[Entries with chart source code]
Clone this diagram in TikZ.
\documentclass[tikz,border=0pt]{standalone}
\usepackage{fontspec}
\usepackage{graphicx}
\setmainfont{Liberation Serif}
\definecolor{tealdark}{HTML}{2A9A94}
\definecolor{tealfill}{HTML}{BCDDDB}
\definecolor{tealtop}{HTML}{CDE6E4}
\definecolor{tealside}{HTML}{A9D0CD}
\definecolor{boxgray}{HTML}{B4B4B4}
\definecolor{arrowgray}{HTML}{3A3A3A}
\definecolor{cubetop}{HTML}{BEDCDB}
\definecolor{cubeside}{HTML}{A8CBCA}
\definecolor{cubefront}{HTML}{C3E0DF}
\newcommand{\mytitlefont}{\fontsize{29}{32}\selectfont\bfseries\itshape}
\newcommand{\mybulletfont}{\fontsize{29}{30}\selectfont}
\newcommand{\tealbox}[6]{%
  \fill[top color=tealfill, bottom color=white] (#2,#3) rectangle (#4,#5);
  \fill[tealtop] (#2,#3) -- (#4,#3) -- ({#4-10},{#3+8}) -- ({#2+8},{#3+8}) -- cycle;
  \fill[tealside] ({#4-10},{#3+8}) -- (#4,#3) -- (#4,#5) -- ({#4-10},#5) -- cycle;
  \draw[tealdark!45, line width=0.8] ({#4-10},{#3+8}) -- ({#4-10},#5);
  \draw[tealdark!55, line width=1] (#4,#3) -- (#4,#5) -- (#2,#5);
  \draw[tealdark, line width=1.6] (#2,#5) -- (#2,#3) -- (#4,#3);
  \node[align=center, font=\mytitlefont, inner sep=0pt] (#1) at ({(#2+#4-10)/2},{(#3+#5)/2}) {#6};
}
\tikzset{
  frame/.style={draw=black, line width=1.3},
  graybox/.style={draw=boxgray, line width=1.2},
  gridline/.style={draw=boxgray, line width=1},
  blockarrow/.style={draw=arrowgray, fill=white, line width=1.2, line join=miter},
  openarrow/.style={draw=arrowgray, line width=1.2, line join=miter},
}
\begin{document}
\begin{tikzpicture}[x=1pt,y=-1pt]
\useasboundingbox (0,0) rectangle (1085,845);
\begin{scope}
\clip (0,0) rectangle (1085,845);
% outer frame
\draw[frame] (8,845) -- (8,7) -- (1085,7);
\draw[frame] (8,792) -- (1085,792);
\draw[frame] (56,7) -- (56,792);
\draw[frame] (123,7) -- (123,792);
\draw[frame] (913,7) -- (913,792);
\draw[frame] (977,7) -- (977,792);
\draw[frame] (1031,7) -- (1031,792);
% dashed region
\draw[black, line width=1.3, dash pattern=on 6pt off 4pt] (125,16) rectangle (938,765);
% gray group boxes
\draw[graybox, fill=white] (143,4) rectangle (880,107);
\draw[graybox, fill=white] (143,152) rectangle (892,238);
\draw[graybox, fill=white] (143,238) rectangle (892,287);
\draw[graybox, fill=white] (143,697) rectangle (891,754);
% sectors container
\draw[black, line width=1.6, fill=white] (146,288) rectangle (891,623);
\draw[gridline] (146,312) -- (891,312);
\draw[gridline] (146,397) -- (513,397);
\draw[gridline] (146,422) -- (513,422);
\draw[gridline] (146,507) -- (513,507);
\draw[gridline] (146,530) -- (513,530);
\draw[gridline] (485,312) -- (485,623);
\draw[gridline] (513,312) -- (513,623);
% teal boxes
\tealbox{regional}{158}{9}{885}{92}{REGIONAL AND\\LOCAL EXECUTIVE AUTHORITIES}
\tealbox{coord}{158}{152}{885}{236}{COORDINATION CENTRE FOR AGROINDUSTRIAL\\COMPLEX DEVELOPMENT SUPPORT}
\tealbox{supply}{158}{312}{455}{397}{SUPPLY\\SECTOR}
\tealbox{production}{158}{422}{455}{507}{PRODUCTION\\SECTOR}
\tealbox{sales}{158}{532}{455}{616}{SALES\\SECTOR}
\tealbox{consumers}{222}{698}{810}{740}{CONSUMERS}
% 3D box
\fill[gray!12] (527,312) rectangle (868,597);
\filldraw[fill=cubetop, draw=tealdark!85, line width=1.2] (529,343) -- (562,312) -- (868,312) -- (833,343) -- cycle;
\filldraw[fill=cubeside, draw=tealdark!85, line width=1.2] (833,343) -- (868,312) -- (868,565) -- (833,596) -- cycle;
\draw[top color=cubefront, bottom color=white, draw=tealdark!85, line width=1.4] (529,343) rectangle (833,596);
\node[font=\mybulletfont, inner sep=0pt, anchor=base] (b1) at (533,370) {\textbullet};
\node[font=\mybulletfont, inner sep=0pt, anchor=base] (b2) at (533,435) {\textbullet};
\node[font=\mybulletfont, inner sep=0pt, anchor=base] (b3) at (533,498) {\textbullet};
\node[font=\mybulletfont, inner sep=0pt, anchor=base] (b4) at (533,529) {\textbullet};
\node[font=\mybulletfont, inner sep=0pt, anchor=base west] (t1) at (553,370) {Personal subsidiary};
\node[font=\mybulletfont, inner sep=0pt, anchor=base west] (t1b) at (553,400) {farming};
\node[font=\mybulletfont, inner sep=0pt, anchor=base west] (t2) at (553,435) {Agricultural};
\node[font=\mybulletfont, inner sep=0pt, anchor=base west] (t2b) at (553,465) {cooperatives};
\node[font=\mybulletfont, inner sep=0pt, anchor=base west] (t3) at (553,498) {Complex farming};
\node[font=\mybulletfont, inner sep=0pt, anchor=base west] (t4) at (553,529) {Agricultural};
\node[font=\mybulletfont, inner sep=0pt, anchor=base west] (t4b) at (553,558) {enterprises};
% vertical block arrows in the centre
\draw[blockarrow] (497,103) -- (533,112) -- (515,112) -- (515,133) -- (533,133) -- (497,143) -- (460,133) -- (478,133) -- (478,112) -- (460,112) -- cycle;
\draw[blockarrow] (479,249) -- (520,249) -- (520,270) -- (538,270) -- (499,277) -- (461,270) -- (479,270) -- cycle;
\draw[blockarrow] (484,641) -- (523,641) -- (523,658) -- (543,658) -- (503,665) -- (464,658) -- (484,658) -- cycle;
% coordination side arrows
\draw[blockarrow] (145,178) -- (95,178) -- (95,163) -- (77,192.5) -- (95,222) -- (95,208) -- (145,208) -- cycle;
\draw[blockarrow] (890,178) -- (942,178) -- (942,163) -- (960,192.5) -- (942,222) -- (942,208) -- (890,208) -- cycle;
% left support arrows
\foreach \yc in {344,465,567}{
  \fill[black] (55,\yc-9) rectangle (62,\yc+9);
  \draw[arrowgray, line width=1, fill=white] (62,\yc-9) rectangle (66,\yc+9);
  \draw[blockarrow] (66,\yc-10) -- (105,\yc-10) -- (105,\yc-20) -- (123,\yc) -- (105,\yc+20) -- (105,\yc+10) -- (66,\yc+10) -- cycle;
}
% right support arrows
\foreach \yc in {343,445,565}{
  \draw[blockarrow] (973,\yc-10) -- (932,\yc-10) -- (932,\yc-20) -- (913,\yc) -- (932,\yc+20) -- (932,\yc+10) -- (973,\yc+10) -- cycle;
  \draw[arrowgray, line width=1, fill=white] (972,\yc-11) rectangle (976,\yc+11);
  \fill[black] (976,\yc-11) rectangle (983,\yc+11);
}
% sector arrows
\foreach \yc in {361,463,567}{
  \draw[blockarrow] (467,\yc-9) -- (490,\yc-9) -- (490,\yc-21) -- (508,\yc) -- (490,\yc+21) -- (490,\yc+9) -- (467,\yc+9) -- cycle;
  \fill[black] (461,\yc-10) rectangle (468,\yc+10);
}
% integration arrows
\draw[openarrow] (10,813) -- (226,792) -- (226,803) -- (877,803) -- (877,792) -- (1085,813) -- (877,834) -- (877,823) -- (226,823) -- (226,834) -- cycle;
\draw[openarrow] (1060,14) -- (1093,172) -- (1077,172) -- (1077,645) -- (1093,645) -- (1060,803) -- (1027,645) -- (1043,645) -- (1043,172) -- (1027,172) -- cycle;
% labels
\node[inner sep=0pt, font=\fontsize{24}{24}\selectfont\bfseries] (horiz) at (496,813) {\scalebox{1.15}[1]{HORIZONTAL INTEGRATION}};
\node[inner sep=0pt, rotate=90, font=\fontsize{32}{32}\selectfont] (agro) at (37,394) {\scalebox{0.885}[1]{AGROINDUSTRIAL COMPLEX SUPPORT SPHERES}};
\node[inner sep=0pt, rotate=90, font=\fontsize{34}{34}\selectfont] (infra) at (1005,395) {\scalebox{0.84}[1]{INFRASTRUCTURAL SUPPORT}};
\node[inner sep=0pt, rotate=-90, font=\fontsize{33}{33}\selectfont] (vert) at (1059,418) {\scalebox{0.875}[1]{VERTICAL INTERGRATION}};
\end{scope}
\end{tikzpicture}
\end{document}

==

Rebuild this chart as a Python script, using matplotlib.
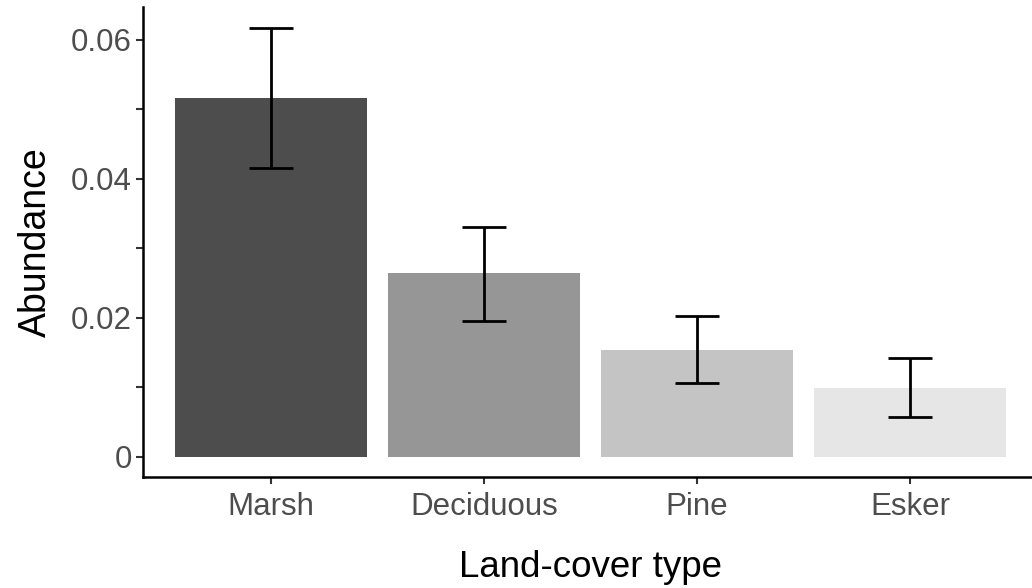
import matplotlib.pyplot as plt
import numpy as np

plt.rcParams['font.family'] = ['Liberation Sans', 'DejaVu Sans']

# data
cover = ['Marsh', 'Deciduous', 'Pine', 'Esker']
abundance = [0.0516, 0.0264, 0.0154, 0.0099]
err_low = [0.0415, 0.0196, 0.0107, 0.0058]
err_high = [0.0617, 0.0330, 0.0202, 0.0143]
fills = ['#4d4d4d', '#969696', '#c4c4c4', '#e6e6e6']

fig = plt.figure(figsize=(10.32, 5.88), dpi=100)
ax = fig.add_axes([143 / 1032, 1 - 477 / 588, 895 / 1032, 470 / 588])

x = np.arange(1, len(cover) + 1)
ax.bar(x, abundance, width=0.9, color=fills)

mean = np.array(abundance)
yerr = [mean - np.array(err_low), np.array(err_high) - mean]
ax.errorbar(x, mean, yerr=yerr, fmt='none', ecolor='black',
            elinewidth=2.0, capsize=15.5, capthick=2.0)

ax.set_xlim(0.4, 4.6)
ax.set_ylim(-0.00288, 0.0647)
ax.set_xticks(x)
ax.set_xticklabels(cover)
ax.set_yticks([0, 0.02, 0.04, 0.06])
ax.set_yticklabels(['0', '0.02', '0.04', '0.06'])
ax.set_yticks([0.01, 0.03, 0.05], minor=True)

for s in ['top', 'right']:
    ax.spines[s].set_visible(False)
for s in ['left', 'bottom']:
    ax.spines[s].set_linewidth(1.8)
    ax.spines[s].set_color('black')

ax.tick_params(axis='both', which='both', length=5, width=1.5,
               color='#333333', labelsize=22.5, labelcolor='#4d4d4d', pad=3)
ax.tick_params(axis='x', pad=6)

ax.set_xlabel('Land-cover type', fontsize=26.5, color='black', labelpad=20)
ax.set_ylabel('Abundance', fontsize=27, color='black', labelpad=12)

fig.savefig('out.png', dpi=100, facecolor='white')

• **What is being asked**:
Return exactly the lines from the one with "Rebuild this chart" to the one with "ax.spines[s].set_color('black')", both ends kept, and only those. Images are left out.

• **Result of this task**:
Rebuild this chart as a Python script, using matplotlib.
import matplotlib.pyplot as plt
import numpy as np

plt.rcParams['font.family'] = ['Liberation Sans', 'DejaVu Sans']

# data
cover = ['Marsh', 'Deciduous', 'Pine', 'Esker']
abundance = [0.0516, 0.0264, 0.0154, 0.0099]
err_low = [0.0415, 0.0196, 0.0107, 0.0058]
err_high = [0.0617, 0.0330, 0.0202, 0.0143]
fills = ['#4d4d4d', '#969696', '#c4c4c4', '#e6e6e6']

fig = plt.figure(figsize=(10.32, 5.88), dpi=100)
ax = fig.add_axes([143 / 1032, 1 - 477 / 588, 895 / 1032, 470 / 588])

x = np.arange(1, len(cover) + 1)
ax.bar(x, abundance, width=0.9, color=fills)

mean = np.array(abundance)
yerr = [mean - np.array(err_low), np.array(err_high) - mean]
ax.errorbar(x, mean, yerr=yerr, fmt='none', ecolor='black',
            elinewidth=2.0, capsize=15.5, capthick=2.0)

ax.set_xlim(0.4, 4.6)
ax.set_ylim(-0.00288, 0.0647)
ax.set_xticks(x)
ax.set_xticklabels(cover)
ax.set_yticks([0, 0.02, 0.04, 0.06])
ax.set_yticklabels(['0', '0.02', '0.04', '0.06'])
ax.set_yticks([0.01, 0.03, 0.05], minor=True)

for s in ['top', 'right']:
    ax.spines[s].set_visible(False)
for s in ['left', 'bottom']:
    ax.spines[s].set_linewidth(1.8)
    ax.spines[s].set_color('black')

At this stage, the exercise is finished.